→ **Written problem**
Skip all pictures, then copy the lines from the start of the data through the line with "const ratioTicks = [0, 10, 20, 30, 40, 50, 60];", keeping both ends.

→ **Supplied information**
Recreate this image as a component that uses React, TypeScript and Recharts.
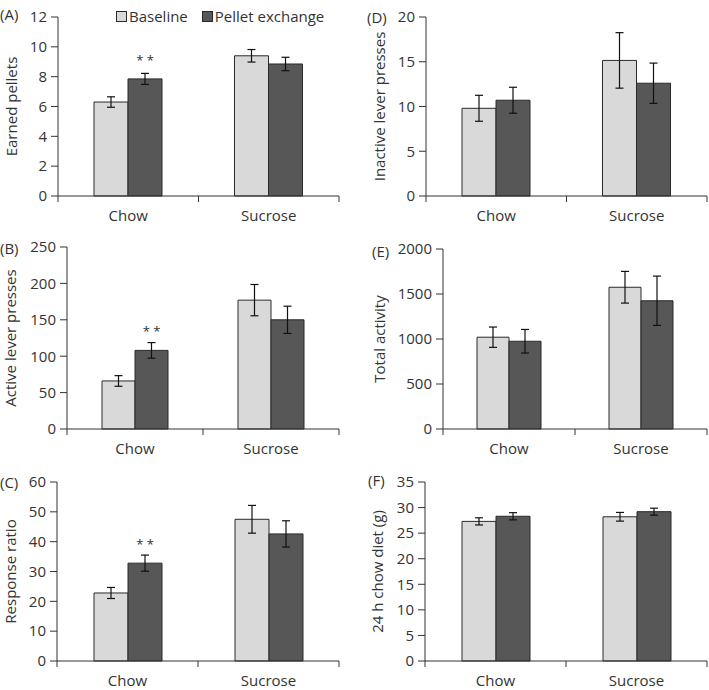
import React from "react";
import { BarChart, Bar, XAxis, YAxis, ErrorBar, LabelList, Legend } from "recharts";

const categories = ["Chow", "Sucrose"];
const seriesNames = ["Baseline", "Pellet exchange"];
const sigChow = ["* *", ""];

// (A) earned pellets
const earnedBase = [6.3, 9.4];
const earnedBaseErr = [0.35, 0.42];
const earnedPellet = [7.85, 8.85];
const earnedPelletErr = [0.37, 0.45];
const earnedTicks = [0, 2, 4, 6, 8, 10, 12];

// (B) active lever presses
const activeBase = [66, 177];
const activeBaseErr = [7.3, 21.5];
const activePellet = [108, 150];
const activePelletErr = [10.7, 18.7];
const activeTicks = [0, 50, 100, 150, 200, 250];

// (C) response ratio
const ratioBase = [22.8, 47.5];
const ratioBaseErr = [1.85, 4.65];
const ratioPellet = [32.8, 42.6];
const ratioPelletErr = [2.7, 4.4];
const ratioTicks = [0, 10, 20, 30, 40, 50, 60];

// (D) inactive lever presses
const inactiveBase = [9.8, 15.15];
const inactiveBaseErr = [1.45, 3.1];
const inactivePellet = [10.7, 12.6];
const inactivePelletErr = [1.45, 2.25];
const inactiveTicks = [0, 5, 10, 15, 20];

// (E) total activity
const activityBase = [1020, 1575];
const activityBaseErr = [113, 176];
const activityPellet = [975, 1425];
const activityPelletErr = [131, 274];
const activityTicks = [0, 500, 1000, 1500, 2000];

// (F) 24 h chow diet
const chowBase = [27.3, 28.2];
const chowBaseErr = [0.7, 0.85];
const chowPellet = [28.3, 29.2];
const chowPelletErr = [0.7, 0.68];
const chowTicks = [0, 5, 10, 15, 20, 25, 30, 35];

const LIGHT = "#d9d9d9";
const DARK = "#575757";
const EDGE = "#2a2a2a";
const AXIS = "#333";
const TEXT = "#333";
const FONT = "'Open Sans', sans-serif";
const FS = 15;

interface PanelProps {
  tag: string;
  yLabel: string;
  base: number[];
  baseErr: number[];
  pellet: number[];
  pelletErr: number[];
  ticks: number[];
  sig?: boolean;
  legend?: boolean;
  left: number;
  top: number;
  axisX: number;
  plotTop: number;
  plotBottom: number;
  plotRight: number;
  barSize: number;
  labelX: number;
  tagX: number;
  tagY: number;
}

function Panel(p: PanelProps) {
  const W = 354;
  const H = 230;
  const data = categories.map((c, i) => ({
    name: c,
    base: p.base[i],
    baseErr: p.baseErr[i],
    pellet: p.pellet[i],
    pelletErr: p.pelletErr[i],
    sig: p.sig ? sigChow[i] : "",
  }));
  const yAxisW = p.axisX - p.left;
  const mTop = p.plotTop - p.top;
  const xAxisH = H - (p.plotBottom - p.top);
  const half = (p.plotRight - p.axisX) / 4;

  const CatTick = (t: any) => {
    const { x, y, payload, index } = t;
    const h = payload && payload.offset ? payload.offset : half;
    return (
      <g>
        <line x1={x - h} y1={y} x2={x - h} y2={y + 6} stroke={AXIS} />
        {index === categories.length - 1 && (
          <line x1={x + h} y1={y} x2={x + h} y2={y + 6} stroke={AXIS} />
        )}
        <text x={x} y={y + 25} textAnchor="middle" fill={TEXT} fontSize={FS} fontFamily={FONT}>
          {payload.value}
        </text>
      </g>
    );
  };

  const legendContent = () => (
    <div style={{ display: "flex", alignItems: "center", fontFamily: FONT, fontSize: FS, color: TEXT, whiteSpace: "nowrap" }}>
      {seriesNames.map((n, i) => (
        <span key={n} style={{ display: "flex", alignItems: "center", marginRight: 14 }}>
          <span style={{ width: 9, height: 9, background: i === 0 ? LIGHT : DARK, border: `1px solid ${EDGE}`, marginRight: 2, display: "inline-block" }} />
          {n}
        </span>
      ))}
    </div>
  );

  return (
    <div style={{ position: "absolute", left: p.left, top: p.top, width: W, height: H }}>
      <BarChart
        width={W}
        height={H}
        data={data}
        margin={{ top: mTop, right: p.left + W - p.plotRight, left: 0, bottom: 0 }}
        barGap={0}
        barSize={p.barSize}
      >
        <XAxis
          dataKey="name"
          height={xAxisH}
          tickSize={0}
          tickMargin={0}
          tickLine={false}
          axisLine={{ stroke: AXIS }}
          tick={CatTick}
          interval={0}
        />
        <YAxis
          width={yAxisW}
          domain={[p.ticks[0], p.ticks[p.ticks.length - 1]]}
          ticks={p.ticks}
          interval={0}
          tickSize={7}
          tickMargin={4}
          tickLine={{ stroke: AXIS }}
          axisLine={{ stroke: AXIS }}
          tick={{ fill: TEXT, fontSize: FS, fontFamily: FONT }}
          label={{
            position: "insideLeft",
            content: (lp: any) => {
              const vb = lp.viewBox || { x: 0, y: mTop, height: p.plotBottom - p.plotTop };
              const cy = vb.y + vb.height / 2;
              return (
                <g>
                  <text
                    x={p.labelX}
                    y={cy}
                    transform={`rotate(-90, ${p.labelX}, ${cy})`}
                    textAnchor="middle"
                    dominantBaseline="central"
                    fill={TEXT}
                    fontSize={FS}
                    fontFamily={FONT}
                  >
                    {p.yLabel}
                  </text>
                  <text x={p.tagX} y={p.tagY} dominantBaseline="central" fill={TEXT} fontSize={FS} fontFamily={FONT}>
                    {p.tag}
                  </text>
                </g>
              );
            },
          }}
        />
        {p.legend && (
          <Legend
            layout="horizontal"
            verticalAlign="middle"
            align="center"
            wrapperStyle={{ top: 6, left: 116, width: "auto" }}
            content={legendContent}
          />
        )}
        <Bar dataKey="base" name={seriesNames[0]} fill={LIGHT} stroke={EDGE} strokeWidth={1} isAnimationActive={false}>
          <ErrorBar dataKey="baseErr" width={4} stroke="#111" strokeWidth={1.2} />
        </Bar>
        <Bar dataKey="pellet" name={seriesNames[1]} fill={DARK} stroke={EDGE} strokeWidth={1} isAnimationActive={false}>
          <ErrorBar dataKey="pelletErr" width={4} stroke="#111" strokeWidth={1.2} />
          {p.sig && (
            <LabelList dataKey="sig" position="top" offset={14} fill={TEXT} fontSize={13} fontFamily={FONT} />
          )}
        </Bar>
      </BarChart>
    </div>
  );
}

export default function App() {
  return (
    <div style={{ position: "absolute", left: 0, top: 0, width: 709, height: 690, background: "#fff" }}>
      <Panel tag="(A)" yLabel="Earned pellets" base={earnedBase} baseErr={earnedBaseErr} pellet={earnedPellet} pelletErr={earnedPelletErr}
        ticks={earnedTicks} sig legend left={0} top={0} axisX={58} plotTop={17} plotBottom={196} plotRight={339} barSize={34} labelX={11} tagX={0} tagY={14} />
      <Panel tag="(D)" yLabel="Inactive lever presses" base={inactiveBase} baseErr={inactiveBaseErr} pellet={inactivePellet} pelletErr={inactivePelletErr}
        ticks={inactiveTicks} left={355} top={0} axisX={426} plotTop={17} plotBottom={196} plotRight={707} barSize={34} labelX={24} tagX={12} tagY={17} />
      <Panel tag="(B)" yLabel="Active lever presses" base={activeBase} baseErr={activeBaseErr} pellet={activePellet} pelletErr={activePelletErr}
        ticks={activeTicks} sig left={0} top={230} axisX={67} plotTop={247} plotBottom={429} plotRight={339} barSize={33} labelX={10} tagX={0} tagY={18} />
      <Panel tag="(E)" yLabel="Total activity" base={activityBase} baseErr={activityBaseErr} pellet={activityPellet} pelletErr={activityPelletErr}
        ticks={activityTicks} left={355} top={230} axisX={443} plotTop={249} plotBottom={429} plotRight={707} barSize={32} labelX={24} tagX={17} tagY={21} />
      <Panel tag="(C)" yLabel="Response ratio" base={ratioBase} baseErr={ratioBaseErr} pellet={ratioPellet} pelletErr={ratioPelletErr}
        ticks={ratioTicks} sig left={0} top={460} axisX={57} plotTop={482} plotBottom={661} plotRight={339} barSize={34} labelX={10} tagX={0} tagY={22} />
      <Panel tag="(F)" yLabel="24 h chow diet (g)" base={chowBase} baseErr={chowBaseErr} pellet={chowPellet} pelletErr={chowPelletErr}
        ticks={chowTicks} left={355} top={460} axisX={425} plotTop={482} plotBottom={661} plotRight={707} barSize={34} labelX={22} tagX={13} tagY={20} />
    </div>
  );
}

→ **Solution to the problem**
Recreate this image as a component that uses React, TypeScript and Recharts.
import React from "react";
import { BarChart, Bar, XAxis, YAxis, ErrorBar, LabelList, Legend } from "recharts";

const categories = ["Chow", "Sucrose"];
const seriesNames = ["Baseline", "Pellet exchange"];
const sigChow = ["* *", ""];

// (A) earned pellets
const earnedBase = [6.3, 9.4];
const earnedBaseErr = [0.35, 0.42];
const earnedPellet = [7.85, 8.85];
const earnedPelletErr = [0.37, 0.45];
const earnedTicks = [0, 2, 4, 6, 8, 10, 12];

// (B) active lever presses
const activeBase = [66, 177];
const activeBaseErr = [7.3, 21.5];
const activePellet = [108, 150];
const activePelletErr = [10.7, 18.7];
const activeTicks = [0, 50, 100, 150, 200, 250];

// (C) response ratio
const ratioBase = [22.8, 47.5];
const ratioBaseErr = [1.85, 4.65];
const ratioPellet = [32.8, 42.6];
const ratioPelletErr = [2.7, 4.4];
const ratioTicks = [0, 10, 20, 30, 40, 50, 60];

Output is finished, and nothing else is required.